John Lackey (2.95 ERA, 17 starts): The man who was despised by Red Sox fans, myself included for two years, has pretty much saved the rotation. It’s not enough to say he’s found the form that made him one of the American League’s better pitchers with the Los Angeles Angels. Lackey has been even better that. His ERA is a career-low, in spite of the fact AL East parks’ are mostly hitter-friendly, while the AL West is the reverse.
The only concern, and it’s not a small one is this—how long do you expect a 34-year-old to keep performing at a career-best pace?
Felix Doubront (3.76 ERA, 17 starts): It’s Felix’s second year in the rotation at age 25. Last year’s 4.86 ERA in 29 starts for a bad team in a hitters’ park was a respectable breaking-in period. Doubront is definitely a steadying force at the back end of the rotation and maybe could get even better.
That’s an optimistic view of things, but if we’re going to allow that Lackey might slow down because of his age, we have to allow that Doubront can get better as he becomes more experienced. Whether either of these things will happen in the next two-plus months is the bigger question.
Brandon Workman: This is the current replacement for Bucholz and the man on the mound to open a four-game series with second-place Tampa Bay tonight. Workman threw 6 1/3 of no-hit ball in his first outing, but last year in the minors was a mix of starting and relief work for him. And in 2011, he had a 3.71 ERA in 26 starts at the Class A level. If he turns into an effective starter in the majors in 2013, it will be a minor miracle.
It’s easy to lose perspective on a team without context, so let’s do a brief run-through what the starting pitching looks like through the rest of the AL East. Here’s how the other four teams rank in starters’ ERA, within the American League…
Tampa Bay: 5th
NY Yanks: 6th
Let’s throw out the Blue Jays, since they’re 45-52 and not in sniffing distance of the playoffs. The Orioles obviously cannot continue to win at their current rate, but their ace, Wei-Yin Chen is now healthy. The Birds also added a decent back-end starter in Scott Feldman and seen both Chris Tillman and Miguel Gonzalez come on.
Tampa Bay has survived in spite of tough first halves, including injuries, to David Price and Jeremy Hellickson. In the updated playoff predictions I made in TheSportsNotebook’s All-Star week MLB coverage, I took the Rays to win this division on the grounds that both would get better. We should note though, that both were hit hard in Toronto over the weekend even though the Rays still won both games.

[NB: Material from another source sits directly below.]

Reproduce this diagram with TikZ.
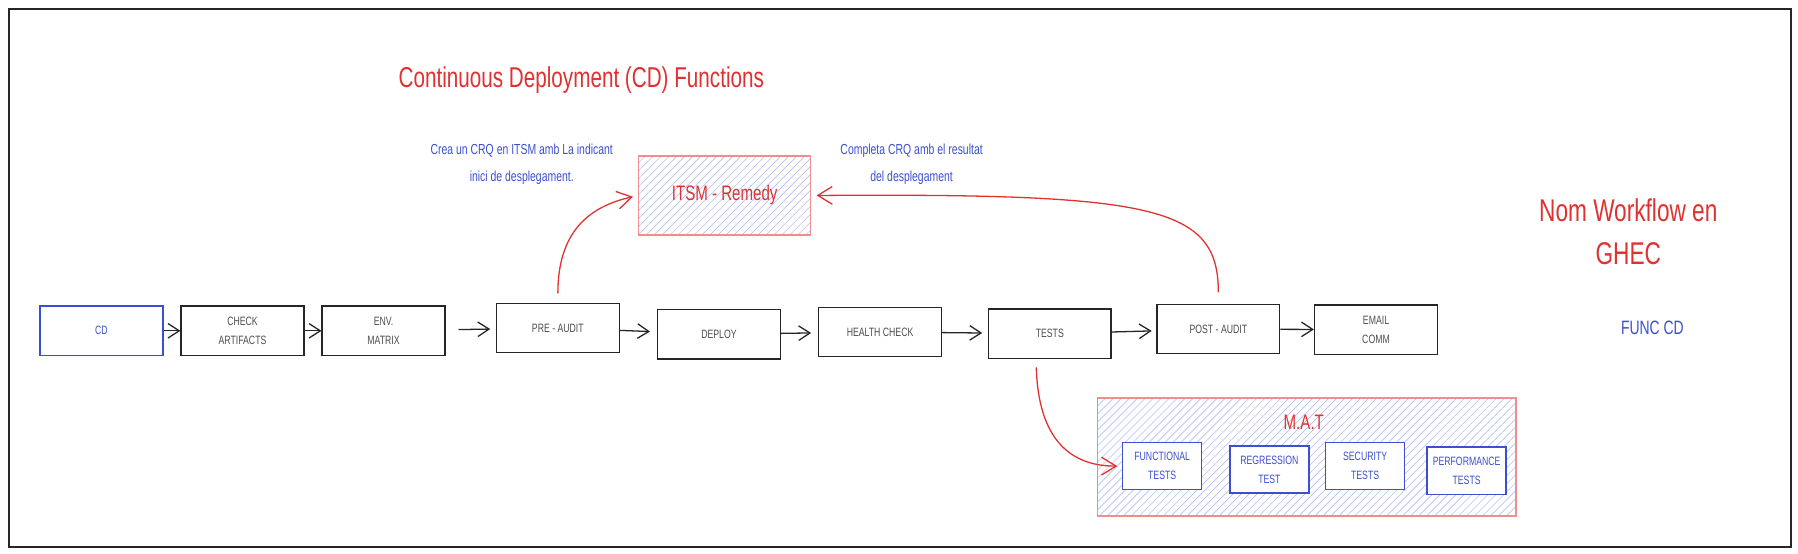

And the Yankees’ relative good fortune in the pitching department is overlooked amidst their rash of injuries in the everyday lineup. The trio of C.C. Sabathia, Hiroki Kuroda and Andy Pettite have been mostly healthy and while Sabathia pitched poorly last night in the Fens, they’ve mostly been pretty good.
THE STATE OF THE RACE
So where does that leave Boston? If things continue at their current rate—Lester looking a middle-to-back end pitcher and no new acquisitions, the Red Sox are going to miss the playoffs entirely. It’s highly likely though, that they will add someone new and I think we’ll see an improved Lester. Just how good the acquisition is, and how improved Lester is will decide if they win the AL East or take a wild-card. I’m projecting the Red Sox as the second wild-card.
It’s a big week ahead in the AL East. After Boston and Tampa finish their four-game set, the Red Sox go to Baltimore, who is 3 ½ games back and in third place. The Rays then go to Yankee Stadium for the weekend. As of today, this division sweeps the wild-card spots.
It’s must-win time for the Yanks, who play four in Texas to start the week. New York is currently seven back in the division race and 3 ½ out in the wild-card push as they wait for Jeter and A-Rod.